Boy meets camera, lives happily ever, right? WRONG! But how wrong? And can two wrongs make a right?
I’m a funny bugger when it comes to camera gear… Don’t get me wrong, I can suffer from GAS (Gear Acquisition Syndrome), my obsessive collection of Transformer toys as a kid, various motorcycles that I’ve pimped up, and a one-time large collection of wrist watches that basically all looked the same…
Yup, if you say to me, “Adam, I know I don’t need it, but I simply HAVE to have it” then I’ll unflinchingly look you back in the eye, fix you with an understanding look and say, I know, I know… let’s figure out a plan to get you what you don’t need… What have you got that can be flipped on eBay, how much room is left on your credit card, do you have 2 functioning kidneys?
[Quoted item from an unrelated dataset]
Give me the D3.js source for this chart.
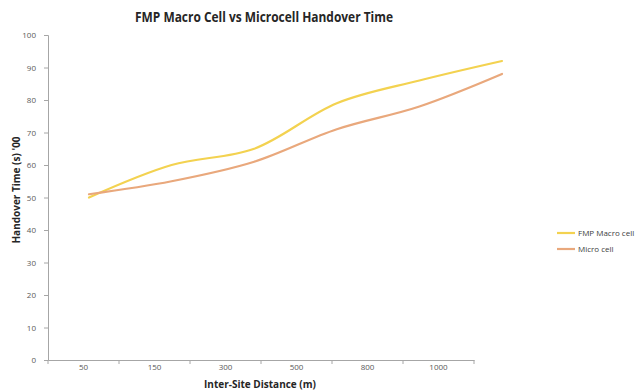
<!DOCTYPE html>
<html><head><meta charset="utf-8">
<script src="https://cdn.jsdelivr.net/npm/d3@7"></script>
<style>body{margin:0;background:#fff}svg{display:block}</style>
</head><body>
<svg id="c" width="638" height="392"></svg>
<script>
const categories = ["50","150","300","500","800","1000"];
const macroValues = [50, 60, 65, 79, 86, 92];
const microValues = [51, 55, 61, 71, 78, 88];
const yTicks = [0,10,20,30,40,50,60,70,80,90,100];
const seriesNames = ["FMP Macro cell","Micro cell"];
const seriesColors = ["#f3d250","#e9a87c"];

const svg = d3.select("#c");
const font = "'Open Sans', 'Liberation Sans', sans-serif";
const axisColor = "#a6a6a6", textColor = "#595959";

const y = d3.scaleLinear().domain([0,100]).range([360,35]);
const xAxisScale = d3.scaleBand().domain(categories).range([48,474]);
const xLine = d3.scalePoint().domain(categories).range([89,502]);

// title
svg.append("text").attr("x",264).attr("y",22).attr("text-anchor","middle")
  .attr("font-family",font).attr("font-weight","bold").attr("font-size",14)
  .attr("fill","#262626").attr("textLength",258).attr("lengthAdjust","spacingAndGlyphs")
  .text("FMP Macro Cell vs Microcell Handover Time");

// y axis
const gy = svg.append("g").attr("transform","translate(48,0)")
  .call(d3.axisLeft(y).tickValues(yTicks).tickSize(4).tickPadding(8));
gy.select(".domain").attr("stroke",axisColor);
gy.selectAll(".tick line").attr("stroke",axisColor);
gy.selectAll(".tick text").attr("fill",textColor).attr("font-family",font).attr("font-size",8);

// x axis
const gx = svg.append("g").attr("transform","translate(0,360)")
  .call(d3.axisBottom(xAxisScale).tickSize(0).tickPadding(4));
gx.select(".domain").attr("stroke",axisColor);
gx.selectAll(".tick text").attr("fill",textColor).attr("font-family",font).attr("font-size",8);
const bounds = categories.map(c => xAxisScale(c)).concat([xAxisScale(categories[categories.length-1]) + xAxisScale.bandwidth()]);
gx.selectAll("line.bt").data(bounds).join("line").attr("class","bt")
  .attr("x1",d=>d).attr("x2",d=>d).attr("y1",0).attr("y2",4).attr("stroke",axisColor);

// axis titles
svg.append("text").attr("transform","translate(20,190) rotate(-90)").attr("text-anchor","middle")
  .attr("font-family",font).attr("font-weight","bold").attr("font-size",10).attr("fill","#262626")
  .text("Handover  Time (s) '00");
svg.append("text").attr("x",260).attr("y",388).attr("text-anchor","middle")
  .attr("font-family",font).attr("font-weight","bold").attr("font-size",10).attr("fill","#262626")
  .text("Inter-Site Distance  (m)");

// lines
const line = d3.line().x((d,i)=>xLine(categories[i])).y(d=>y(d)).curve(d3.curveCatmullRom.alpha(0.5));
[macroValues, microValues].forEach((vals,k)=>{
  svg.append("path").datum(vals).attr("d",line).attr("fill","none")
    .attr("stroke",seriesColors[k]).attr("stroke-width",2.2).attr("stroke-linecap","round");
});

// legend
const legY = [233,249];
seriesNames.forEach((n,k)=>{
  svg.append("line").attr("x1",557).attr("x2",575).attr("y1",legY[k]).attr("y2",legY[k])
    .attr("stroke",seriesColors[k]).attr("stroke-width",2.2);
  svg.append("text").attr("x",578).attr("y",legY[k]+3).attr("font-family",font)
    .attr("font-size",8).attr("fill","#404040").text(n);
});
</script>
</body></html>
There’s always a way with GAS.
But bizarrely I’ve never really suffered with camera GAS. Sure, if I’m looking to buy a new camera, I’ll read all the reviews, buy a magazine if they’re featuring the genre of models that I’m interested in. I’ll go through all the relevant forums. I’ll do my research! But once I’ve decided which model I want, and acquired it, I’m done. I stop reading the trade press, I stop looking at camera store websites. I’m basically content. I know, I know – shocking, and I have the audacity to call myself a photographer.
Now, I have been known to make poor purchasing decisions with my cameras… I really want camera X, but camera Y does 90% of the same thing and costs so much less, let’s buy camera Y
This without fail leads to camera Y being flipped at maximum loss and camera X, which I should have bought in the first place, replacing it.
So, it was something of a surprise back in 2012 when I first got wind of a new camera from Fujifilm, a camera called the X-Pro1. It was lust at first sight!
I wasn’t in the market for a new camera, I was quite happy with my Nikon DSLR.
I couldn’t even quantify what it was that I liked about it. I remember reading the first review, where the form factor was compared to the Leica M9 and I actually had to go and google M9 because I had no clue what one looked like. I wasn’t coming from a history of film rangefinders, my other half has a couple of film rangefinders from the 60s and 70s and although I’d used them, I couldn’t say that the experience was in any way magically appealing to me, and therefore by proxy I didn’t imagine that X-Pro1 ownership would be empirical.
So this is the part right? This is the part where I say I stood in the store fondling the X-Pro1, I felt a stirring in my pants as my wallet came out, and then man and camera skipped off into the sunset happily ever after?
Nope. I don’t suffer from GAS, my DSLR was only 4 months old and at the time the X-Pro1 was stupid money.
Now let’s fast forward a couple of years… Things had changed. The DSLR had outgrown its usefulness to me, it was big and heavy, we’d had our first child and suddenly we were confined by the amount of baby stuff we needed to take with us whenever we left the house, and also a bit confined by the types of places we were going.
It was time for a shift, like a great many ‘Togs, it was time to take mirrorless seriously as an option.
So you can guess what happened next right? Wrong! I bought an X-E1, same guts as the X-Pro1, smaller and so much cheaper, not to mention that it came with a versatile (and highly regarded) XF18-55 and at the time Fujifilm UK were tossing in a free XC50-230. As I had zero X Mount glass, this was clearly the best decision… Less money down and a colossal focal range included. No brainer.
I knew I’d made a mistake almost instantly.
That’s not to say that there was anything wrong with the X-E1, far from it. But I just didn’t feel it, I found it a bit small for me, and I didn’t like the EVF that much.
I sold the X-E1 body only at great loss (seriously, let’s not even go there) about a month later.
I was as excited as a child at Christmas as I woke up early on the day that I knew the store would be receiving my X-Pro1 for me to collect.
Finally, I had the camera that I’d wanted for 2 years. What was particularly sweet was that Fujifilm UK were doing various cash back and lens promotion deals at the time, and without going into all the nitty gritty details of the free lenses I claimed then sold BNIB, or the double cash back offers, I basically ended up with the X-Pro1, XF18-55, XC50-230, XF18, XF35, XF60 all for the same price as the X-Pro1 and one of those lenses would have cost originally, if I’d bought it at the time of release.